- Task instructions
Copy each line that has the string "with" somewhere in it.

- Dataset records
-*-

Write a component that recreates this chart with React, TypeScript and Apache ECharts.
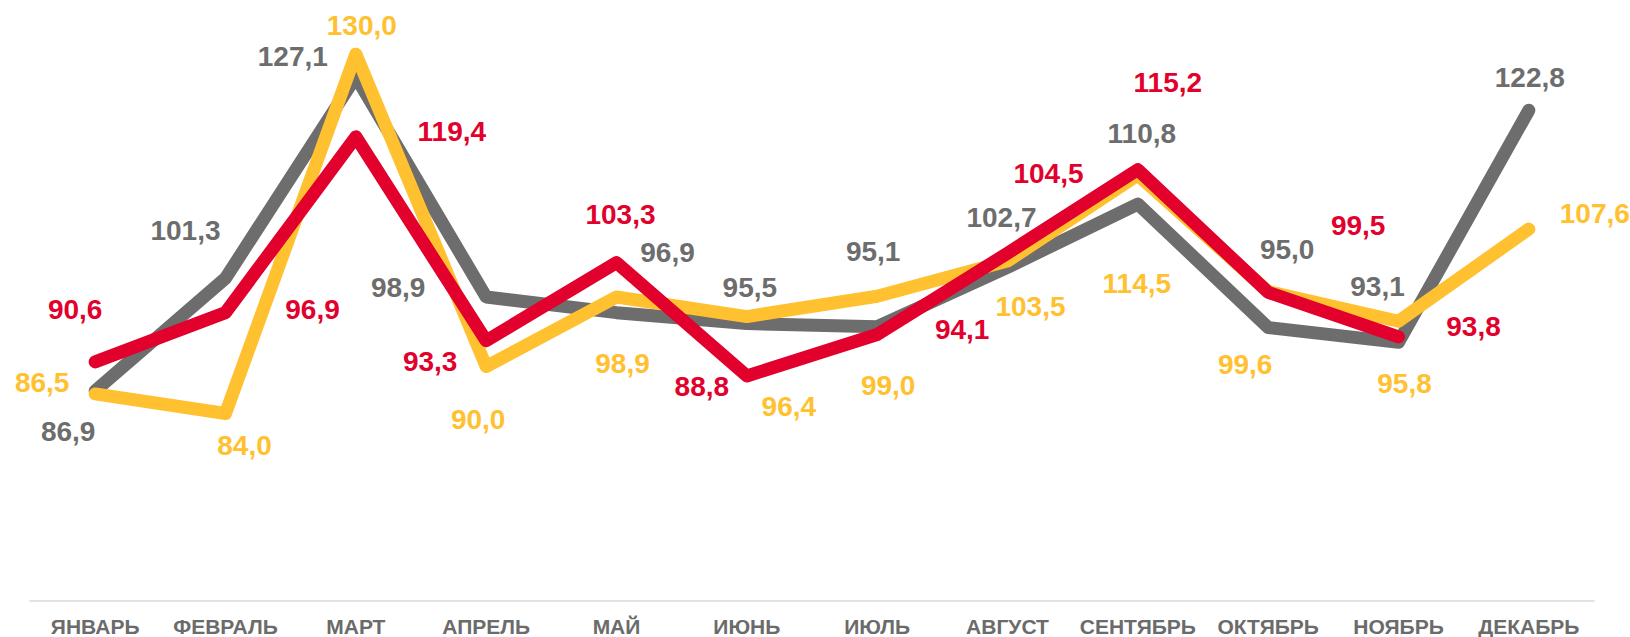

-*-

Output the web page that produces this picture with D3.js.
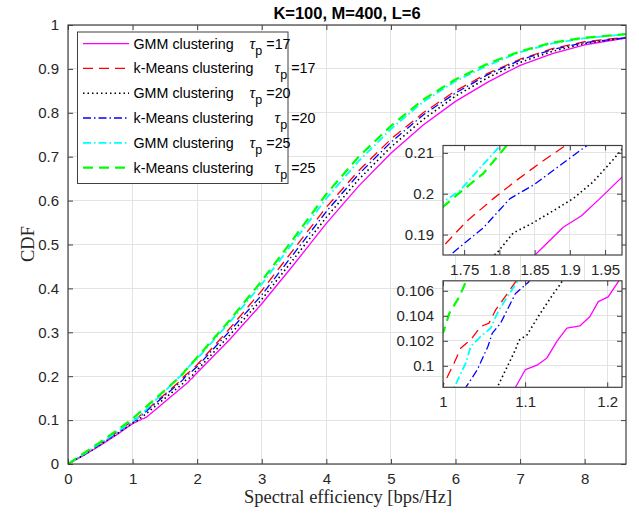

-*-

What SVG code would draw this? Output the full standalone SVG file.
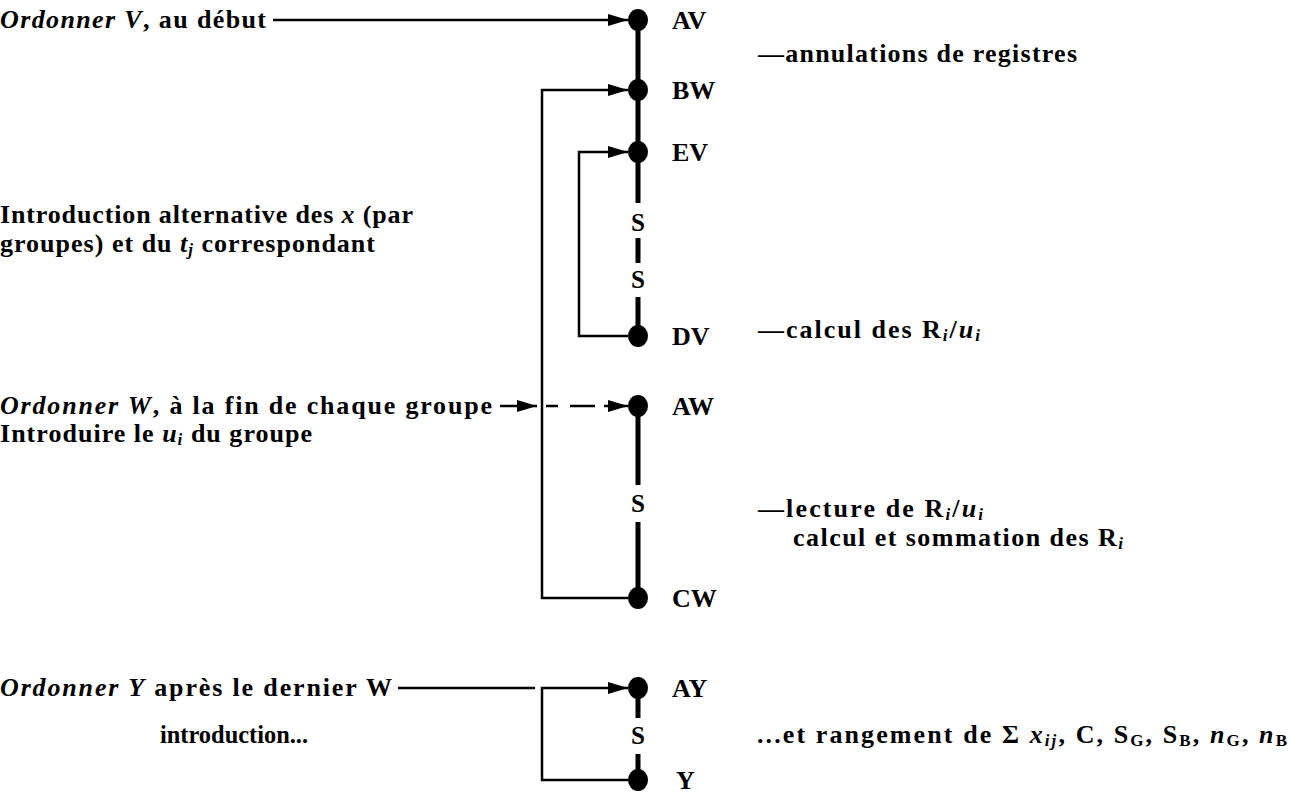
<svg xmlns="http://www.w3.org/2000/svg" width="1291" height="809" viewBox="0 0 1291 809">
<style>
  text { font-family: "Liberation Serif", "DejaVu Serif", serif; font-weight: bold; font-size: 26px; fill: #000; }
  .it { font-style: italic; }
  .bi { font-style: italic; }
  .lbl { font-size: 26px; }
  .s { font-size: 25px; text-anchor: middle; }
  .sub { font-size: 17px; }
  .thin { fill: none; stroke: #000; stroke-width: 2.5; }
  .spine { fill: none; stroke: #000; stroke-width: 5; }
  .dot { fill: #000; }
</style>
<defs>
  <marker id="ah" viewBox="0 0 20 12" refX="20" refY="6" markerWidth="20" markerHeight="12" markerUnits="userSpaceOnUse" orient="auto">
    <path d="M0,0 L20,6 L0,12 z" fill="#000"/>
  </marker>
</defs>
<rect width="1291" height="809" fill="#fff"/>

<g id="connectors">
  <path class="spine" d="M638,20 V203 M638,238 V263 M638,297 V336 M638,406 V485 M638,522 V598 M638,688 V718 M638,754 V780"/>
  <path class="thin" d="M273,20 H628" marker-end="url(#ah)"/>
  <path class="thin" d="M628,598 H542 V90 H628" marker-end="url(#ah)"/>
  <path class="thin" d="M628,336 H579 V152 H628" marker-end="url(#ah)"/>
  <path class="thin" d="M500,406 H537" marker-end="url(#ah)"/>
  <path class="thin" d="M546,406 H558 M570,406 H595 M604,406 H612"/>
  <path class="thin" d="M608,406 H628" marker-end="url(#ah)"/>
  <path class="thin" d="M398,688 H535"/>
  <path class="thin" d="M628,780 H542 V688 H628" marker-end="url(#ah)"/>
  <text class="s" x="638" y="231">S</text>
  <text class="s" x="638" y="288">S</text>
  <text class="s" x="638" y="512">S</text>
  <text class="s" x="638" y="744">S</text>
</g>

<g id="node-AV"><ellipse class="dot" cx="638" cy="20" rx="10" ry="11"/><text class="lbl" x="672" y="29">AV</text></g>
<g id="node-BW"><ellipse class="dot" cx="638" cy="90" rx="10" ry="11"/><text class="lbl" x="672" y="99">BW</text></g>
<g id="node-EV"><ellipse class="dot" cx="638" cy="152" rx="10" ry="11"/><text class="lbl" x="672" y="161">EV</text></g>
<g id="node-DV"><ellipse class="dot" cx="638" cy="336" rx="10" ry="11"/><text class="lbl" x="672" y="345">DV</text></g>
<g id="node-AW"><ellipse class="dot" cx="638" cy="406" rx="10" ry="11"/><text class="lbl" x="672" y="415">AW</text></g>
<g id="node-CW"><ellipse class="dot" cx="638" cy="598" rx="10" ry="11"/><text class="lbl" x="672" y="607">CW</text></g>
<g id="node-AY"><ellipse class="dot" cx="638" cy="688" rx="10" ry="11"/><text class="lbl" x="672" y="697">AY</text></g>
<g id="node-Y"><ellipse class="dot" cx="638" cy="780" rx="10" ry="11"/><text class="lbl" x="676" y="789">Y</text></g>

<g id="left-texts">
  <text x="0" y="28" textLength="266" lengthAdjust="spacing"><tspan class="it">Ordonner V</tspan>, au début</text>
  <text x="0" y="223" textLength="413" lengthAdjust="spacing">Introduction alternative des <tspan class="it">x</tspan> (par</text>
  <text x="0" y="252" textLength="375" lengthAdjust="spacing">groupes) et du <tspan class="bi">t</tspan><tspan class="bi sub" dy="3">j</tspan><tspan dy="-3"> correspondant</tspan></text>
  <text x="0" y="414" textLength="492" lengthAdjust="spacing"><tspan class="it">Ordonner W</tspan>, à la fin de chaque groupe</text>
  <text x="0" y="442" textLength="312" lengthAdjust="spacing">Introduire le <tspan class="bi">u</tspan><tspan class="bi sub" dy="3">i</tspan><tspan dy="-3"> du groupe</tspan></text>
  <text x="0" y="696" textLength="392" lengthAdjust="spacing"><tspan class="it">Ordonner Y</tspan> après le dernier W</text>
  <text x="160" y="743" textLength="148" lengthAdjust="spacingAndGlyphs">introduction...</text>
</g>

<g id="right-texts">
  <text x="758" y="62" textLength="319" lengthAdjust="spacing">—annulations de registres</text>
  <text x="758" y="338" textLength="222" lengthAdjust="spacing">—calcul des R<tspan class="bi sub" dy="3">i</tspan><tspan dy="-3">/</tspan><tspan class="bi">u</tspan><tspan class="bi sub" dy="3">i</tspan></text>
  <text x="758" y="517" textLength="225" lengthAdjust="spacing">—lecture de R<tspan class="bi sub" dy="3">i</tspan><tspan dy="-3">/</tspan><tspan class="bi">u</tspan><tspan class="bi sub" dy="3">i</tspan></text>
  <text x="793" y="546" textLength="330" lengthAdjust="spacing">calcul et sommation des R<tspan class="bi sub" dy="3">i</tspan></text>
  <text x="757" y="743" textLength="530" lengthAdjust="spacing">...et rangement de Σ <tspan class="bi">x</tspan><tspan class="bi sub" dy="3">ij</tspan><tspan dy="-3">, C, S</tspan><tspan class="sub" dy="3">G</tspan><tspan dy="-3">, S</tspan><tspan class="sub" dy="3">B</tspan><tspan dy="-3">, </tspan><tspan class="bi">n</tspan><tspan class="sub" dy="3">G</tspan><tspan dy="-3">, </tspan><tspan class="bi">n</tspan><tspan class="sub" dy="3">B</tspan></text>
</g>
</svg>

-*-

- Result for this task
Write a component that recreates this chart with React, TypeScript and Apache ECharts.
Output the web page that produces this picture with D3.js.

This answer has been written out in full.